## Begin Dataset rows

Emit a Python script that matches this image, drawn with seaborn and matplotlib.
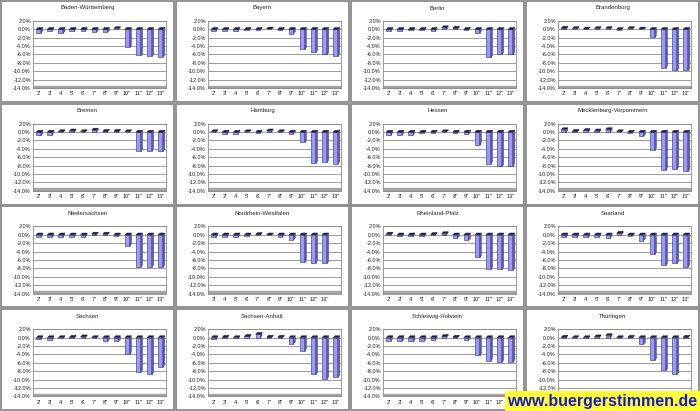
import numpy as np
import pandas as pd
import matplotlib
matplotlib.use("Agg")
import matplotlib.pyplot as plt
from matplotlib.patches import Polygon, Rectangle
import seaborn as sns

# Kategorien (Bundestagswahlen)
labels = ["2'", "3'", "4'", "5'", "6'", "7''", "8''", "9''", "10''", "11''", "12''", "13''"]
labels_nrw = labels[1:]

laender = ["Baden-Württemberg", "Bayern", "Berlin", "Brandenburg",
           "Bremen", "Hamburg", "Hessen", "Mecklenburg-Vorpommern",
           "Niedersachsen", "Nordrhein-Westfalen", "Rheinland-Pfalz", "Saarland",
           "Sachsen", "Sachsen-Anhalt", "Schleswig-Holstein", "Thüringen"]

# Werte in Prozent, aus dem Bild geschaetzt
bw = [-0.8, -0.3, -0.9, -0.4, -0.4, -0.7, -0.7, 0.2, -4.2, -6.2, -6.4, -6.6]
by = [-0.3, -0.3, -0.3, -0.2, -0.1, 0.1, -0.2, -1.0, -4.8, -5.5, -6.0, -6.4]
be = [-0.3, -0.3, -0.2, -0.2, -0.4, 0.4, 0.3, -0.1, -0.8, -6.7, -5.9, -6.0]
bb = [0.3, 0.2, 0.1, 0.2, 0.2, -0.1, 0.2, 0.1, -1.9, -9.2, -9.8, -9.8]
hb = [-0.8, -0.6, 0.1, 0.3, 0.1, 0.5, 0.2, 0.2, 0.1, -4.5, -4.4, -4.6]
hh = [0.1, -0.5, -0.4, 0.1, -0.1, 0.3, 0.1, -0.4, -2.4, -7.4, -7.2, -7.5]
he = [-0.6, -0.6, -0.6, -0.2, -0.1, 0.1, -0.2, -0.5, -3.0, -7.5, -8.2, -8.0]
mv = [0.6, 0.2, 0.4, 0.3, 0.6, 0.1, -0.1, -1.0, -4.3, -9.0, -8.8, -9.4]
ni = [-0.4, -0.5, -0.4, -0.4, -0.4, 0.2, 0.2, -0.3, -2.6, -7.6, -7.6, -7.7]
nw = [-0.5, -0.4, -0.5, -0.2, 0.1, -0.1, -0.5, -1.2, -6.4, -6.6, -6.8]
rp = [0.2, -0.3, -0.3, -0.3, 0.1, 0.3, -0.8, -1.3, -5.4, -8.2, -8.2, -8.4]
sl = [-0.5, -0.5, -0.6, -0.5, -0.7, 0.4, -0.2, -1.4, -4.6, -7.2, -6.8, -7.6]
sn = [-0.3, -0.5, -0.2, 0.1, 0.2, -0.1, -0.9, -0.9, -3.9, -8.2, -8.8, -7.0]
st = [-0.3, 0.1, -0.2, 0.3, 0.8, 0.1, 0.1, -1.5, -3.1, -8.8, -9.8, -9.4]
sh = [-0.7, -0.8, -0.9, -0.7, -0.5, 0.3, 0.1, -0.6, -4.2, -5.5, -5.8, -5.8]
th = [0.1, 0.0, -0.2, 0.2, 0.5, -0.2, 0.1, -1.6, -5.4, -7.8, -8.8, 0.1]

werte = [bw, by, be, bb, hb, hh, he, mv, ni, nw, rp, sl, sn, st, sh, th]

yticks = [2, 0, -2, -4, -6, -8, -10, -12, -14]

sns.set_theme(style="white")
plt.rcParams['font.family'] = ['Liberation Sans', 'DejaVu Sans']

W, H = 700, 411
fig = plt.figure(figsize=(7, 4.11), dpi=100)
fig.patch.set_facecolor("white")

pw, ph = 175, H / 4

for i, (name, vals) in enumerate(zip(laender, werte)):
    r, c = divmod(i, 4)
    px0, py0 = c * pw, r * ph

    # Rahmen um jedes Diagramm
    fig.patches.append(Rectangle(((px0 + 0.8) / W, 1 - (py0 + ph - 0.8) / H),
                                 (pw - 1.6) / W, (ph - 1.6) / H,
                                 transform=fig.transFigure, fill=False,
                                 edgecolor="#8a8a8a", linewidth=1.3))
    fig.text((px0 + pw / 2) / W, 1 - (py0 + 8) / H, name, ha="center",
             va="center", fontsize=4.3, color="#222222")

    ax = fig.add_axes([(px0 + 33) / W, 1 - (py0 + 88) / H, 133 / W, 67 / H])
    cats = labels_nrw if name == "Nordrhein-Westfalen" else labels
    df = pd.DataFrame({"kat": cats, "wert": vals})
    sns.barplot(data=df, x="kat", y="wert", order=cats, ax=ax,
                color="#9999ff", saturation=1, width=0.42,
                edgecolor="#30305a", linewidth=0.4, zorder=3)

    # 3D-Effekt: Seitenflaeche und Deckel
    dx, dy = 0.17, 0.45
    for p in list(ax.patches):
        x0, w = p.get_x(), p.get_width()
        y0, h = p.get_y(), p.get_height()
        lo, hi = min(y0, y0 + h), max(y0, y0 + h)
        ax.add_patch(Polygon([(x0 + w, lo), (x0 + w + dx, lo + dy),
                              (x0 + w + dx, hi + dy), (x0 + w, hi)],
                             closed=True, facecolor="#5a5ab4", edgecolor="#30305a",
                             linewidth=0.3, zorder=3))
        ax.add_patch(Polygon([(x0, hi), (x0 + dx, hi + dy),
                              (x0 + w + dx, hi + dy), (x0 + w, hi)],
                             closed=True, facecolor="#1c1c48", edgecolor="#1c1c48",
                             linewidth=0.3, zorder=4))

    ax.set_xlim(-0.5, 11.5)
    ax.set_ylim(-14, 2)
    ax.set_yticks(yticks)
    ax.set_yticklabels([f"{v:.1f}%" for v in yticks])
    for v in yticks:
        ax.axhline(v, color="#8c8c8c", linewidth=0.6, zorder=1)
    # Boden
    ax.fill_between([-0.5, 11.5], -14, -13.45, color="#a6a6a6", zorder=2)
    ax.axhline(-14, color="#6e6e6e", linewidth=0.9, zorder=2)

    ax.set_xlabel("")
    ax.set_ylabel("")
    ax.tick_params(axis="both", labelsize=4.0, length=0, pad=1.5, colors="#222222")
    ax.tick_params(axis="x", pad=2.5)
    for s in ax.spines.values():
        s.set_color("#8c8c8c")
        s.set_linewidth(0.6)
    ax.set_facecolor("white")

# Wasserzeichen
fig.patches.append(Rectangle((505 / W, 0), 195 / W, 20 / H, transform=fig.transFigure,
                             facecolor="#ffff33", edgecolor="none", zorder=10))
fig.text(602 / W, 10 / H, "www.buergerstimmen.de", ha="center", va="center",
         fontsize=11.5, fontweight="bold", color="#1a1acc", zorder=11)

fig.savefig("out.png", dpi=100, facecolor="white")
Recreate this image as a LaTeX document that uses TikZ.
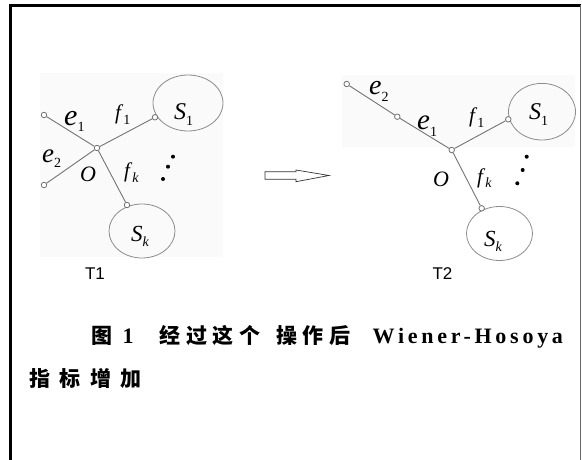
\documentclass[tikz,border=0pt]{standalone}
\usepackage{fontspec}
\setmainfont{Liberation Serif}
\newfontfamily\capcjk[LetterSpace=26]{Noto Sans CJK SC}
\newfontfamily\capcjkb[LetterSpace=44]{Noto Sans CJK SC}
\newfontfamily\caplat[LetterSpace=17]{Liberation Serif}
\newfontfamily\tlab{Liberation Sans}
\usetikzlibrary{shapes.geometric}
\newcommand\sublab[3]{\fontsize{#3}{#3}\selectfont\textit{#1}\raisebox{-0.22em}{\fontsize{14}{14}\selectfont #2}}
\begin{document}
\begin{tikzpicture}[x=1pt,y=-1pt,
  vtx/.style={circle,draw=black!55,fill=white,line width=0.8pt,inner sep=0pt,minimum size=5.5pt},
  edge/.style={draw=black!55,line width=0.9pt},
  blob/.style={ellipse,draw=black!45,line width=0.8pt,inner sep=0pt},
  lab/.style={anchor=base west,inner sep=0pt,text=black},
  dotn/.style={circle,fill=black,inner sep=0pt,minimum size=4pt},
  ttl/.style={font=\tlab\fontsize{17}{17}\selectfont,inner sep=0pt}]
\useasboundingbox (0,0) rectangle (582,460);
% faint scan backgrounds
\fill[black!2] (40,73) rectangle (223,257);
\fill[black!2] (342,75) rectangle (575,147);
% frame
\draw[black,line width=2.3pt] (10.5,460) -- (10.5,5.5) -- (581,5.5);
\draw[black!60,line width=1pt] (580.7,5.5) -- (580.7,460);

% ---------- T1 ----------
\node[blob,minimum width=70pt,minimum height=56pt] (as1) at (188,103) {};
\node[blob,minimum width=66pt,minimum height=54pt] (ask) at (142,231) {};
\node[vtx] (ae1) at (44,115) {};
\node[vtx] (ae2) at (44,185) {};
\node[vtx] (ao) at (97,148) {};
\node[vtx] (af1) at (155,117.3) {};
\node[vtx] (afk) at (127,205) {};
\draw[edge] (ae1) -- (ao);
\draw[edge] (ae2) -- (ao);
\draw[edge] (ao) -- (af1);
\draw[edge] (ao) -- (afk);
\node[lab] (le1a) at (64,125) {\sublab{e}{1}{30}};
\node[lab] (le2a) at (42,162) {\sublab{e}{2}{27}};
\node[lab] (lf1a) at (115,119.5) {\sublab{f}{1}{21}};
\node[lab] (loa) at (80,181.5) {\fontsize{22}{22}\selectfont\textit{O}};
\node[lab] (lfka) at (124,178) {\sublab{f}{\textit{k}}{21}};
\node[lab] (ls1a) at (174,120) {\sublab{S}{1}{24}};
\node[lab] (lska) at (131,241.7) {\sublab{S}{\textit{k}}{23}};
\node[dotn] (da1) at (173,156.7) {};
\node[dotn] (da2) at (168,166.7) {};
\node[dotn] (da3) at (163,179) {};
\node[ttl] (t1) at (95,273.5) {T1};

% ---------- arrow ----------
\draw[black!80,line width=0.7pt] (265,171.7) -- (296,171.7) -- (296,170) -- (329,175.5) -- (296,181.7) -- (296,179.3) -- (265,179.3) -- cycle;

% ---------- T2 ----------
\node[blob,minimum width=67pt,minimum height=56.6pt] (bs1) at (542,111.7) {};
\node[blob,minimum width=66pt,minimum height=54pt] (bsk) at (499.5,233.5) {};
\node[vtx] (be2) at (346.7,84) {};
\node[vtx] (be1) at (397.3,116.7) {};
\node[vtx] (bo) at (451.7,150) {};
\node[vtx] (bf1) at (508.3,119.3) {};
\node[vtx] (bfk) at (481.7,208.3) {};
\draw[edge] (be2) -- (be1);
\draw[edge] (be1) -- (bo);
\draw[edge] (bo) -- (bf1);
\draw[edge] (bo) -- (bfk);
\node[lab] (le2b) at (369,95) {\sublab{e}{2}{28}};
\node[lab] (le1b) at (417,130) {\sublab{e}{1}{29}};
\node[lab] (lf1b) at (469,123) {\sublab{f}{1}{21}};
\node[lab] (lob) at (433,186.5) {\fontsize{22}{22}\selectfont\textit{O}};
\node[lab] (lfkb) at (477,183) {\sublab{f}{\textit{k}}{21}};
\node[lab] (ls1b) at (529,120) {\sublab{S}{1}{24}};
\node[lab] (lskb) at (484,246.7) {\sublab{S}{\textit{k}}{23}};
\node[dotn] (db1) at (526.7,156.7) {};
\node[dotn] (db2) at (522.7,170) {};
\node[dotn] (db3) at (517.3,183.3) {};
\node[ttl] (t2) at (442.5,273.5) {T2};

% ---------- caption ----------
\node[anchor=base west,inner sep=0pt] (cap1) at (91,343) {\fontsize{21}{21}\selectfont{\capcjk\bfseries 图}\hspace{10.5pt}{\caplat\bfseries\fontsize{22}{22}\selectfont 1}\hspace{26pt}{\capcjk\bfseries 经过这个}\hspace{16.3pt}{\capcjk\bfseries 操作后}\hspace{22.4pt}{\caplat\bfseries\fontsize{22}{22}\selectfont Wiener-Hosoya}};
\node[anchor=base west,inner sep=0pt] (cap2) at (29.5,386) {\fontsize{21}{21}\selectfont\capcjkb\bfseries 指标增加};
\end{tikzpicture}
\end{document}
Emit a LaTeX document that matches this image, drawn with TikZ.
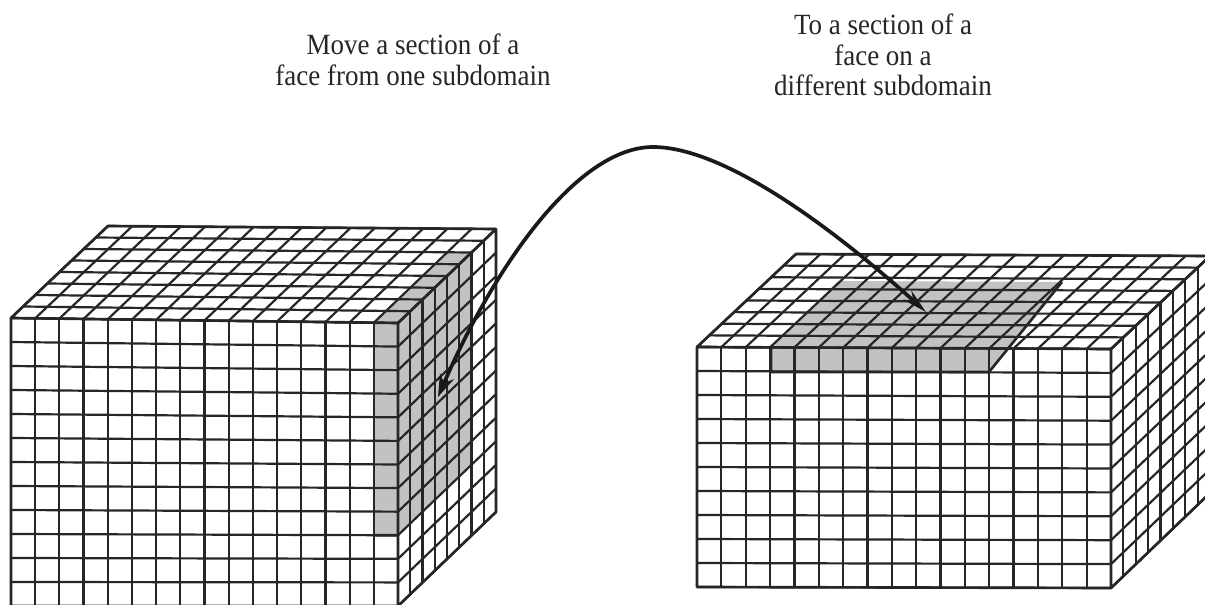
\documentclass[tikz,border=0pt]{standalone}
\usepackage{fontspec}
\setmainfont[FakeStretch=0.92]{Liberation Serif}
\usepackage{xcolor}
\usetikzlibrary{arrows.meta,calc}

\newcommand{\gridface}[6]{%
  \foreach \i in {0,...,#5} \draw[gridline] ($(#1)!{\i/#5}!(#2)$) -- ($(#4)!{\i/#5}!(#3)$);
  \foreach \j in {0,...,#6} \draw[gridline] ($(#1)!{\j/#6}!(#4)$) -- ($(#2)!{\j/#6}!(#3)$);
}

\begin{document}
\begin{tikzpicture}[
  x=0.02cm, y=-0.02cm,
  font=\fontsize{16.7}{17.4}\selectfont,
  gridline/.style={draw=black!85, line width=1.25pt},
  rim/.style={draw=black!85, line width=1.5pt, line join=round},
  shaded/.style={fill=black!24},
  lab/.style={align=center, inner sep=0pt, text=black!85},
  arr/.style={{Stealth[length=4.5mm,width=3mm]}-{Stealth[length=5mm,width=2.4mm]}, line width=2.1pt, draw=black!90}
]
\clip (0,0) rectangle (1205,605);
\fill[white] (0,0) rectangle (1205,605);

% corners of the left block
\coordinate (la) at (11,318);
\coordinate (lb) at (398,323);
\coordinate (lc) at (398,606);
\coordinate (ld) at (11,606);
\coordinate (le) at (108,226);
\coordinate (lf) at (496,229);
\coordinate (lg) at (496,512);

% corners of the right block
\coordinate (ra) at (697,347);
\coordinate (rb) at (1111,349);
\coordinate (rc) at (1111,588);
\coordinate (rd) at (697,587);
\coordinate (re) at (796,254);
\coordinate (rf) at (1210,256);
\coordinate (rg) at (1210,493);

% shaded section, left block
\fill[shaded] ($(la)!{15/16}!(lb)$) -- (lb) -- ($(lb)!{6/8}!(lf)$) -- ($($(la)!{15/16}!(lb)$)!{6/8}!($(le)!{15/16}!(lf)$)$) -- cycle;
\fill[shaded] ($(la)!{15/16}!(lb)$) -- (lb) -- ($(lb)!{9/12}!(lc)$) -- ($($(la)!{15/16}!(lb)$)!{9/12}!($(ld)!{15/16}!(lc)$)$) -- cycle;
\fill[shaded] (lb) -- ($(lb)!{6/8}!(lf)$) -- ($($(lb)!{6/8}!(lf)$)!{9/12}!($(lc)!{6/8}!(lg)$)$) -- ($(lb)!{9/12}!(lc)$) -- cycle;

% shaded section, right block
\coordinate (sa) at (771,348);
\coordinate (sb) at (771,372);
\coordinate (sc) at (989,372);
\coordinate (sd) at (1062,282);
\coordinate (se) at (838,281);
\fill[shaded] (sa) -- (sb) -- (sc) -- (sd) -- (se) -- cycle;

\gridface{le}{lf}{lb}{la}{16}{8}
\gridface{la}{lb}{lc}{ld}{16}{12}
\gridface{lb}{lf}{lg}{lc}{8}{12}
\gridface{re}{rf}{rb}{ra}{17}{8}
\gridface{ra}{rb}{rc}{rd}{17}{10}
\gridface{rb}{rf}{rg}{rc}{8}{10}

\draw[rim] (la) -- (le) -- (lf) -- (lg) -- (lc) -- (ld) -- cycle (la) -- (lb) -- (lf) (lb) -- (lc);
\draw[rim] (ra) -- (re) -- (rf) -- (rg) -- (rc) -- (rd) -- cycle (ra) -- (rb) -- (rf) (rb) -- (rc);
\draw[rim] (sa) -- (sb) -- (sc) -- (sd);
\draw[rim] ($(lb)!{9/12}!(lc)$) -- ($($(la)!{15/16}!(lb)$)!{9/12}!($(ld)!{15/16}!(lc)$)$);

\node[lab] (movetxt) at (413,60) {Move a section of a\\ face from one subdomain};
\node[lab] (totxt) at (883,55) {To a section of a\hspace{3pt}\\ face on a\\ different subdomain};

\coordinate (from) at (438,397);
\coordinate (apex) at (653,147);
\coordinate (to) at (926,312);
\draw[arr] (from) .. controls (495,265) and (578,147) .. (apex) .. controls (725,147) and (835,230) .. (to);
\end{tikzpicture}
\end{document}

## End Dataset rows

Your objective:
Reproduce the records above from their first line to the line bearing "labels_nrw = labels[1:]", both ends included, leaving every picture out.

Solution below:
Emit a Python script that matches this image, drawn with seaborn and matplotlib.
import numpy as np
import pandas as pd
import matplotlib
matplotlib.use("Agg")
import matplotlib.pyplot as plt
from matplotlib.patches import Polygon, Rectangle
import seaborn as sns

# Kategorien (Bundestagswahlen)
labels = ["2'", "3'", "4'", "5'", "6'", "7''", "8''", "9''", "10''", "11''", "12''", "13''"]
labels_nrw = labels[1:]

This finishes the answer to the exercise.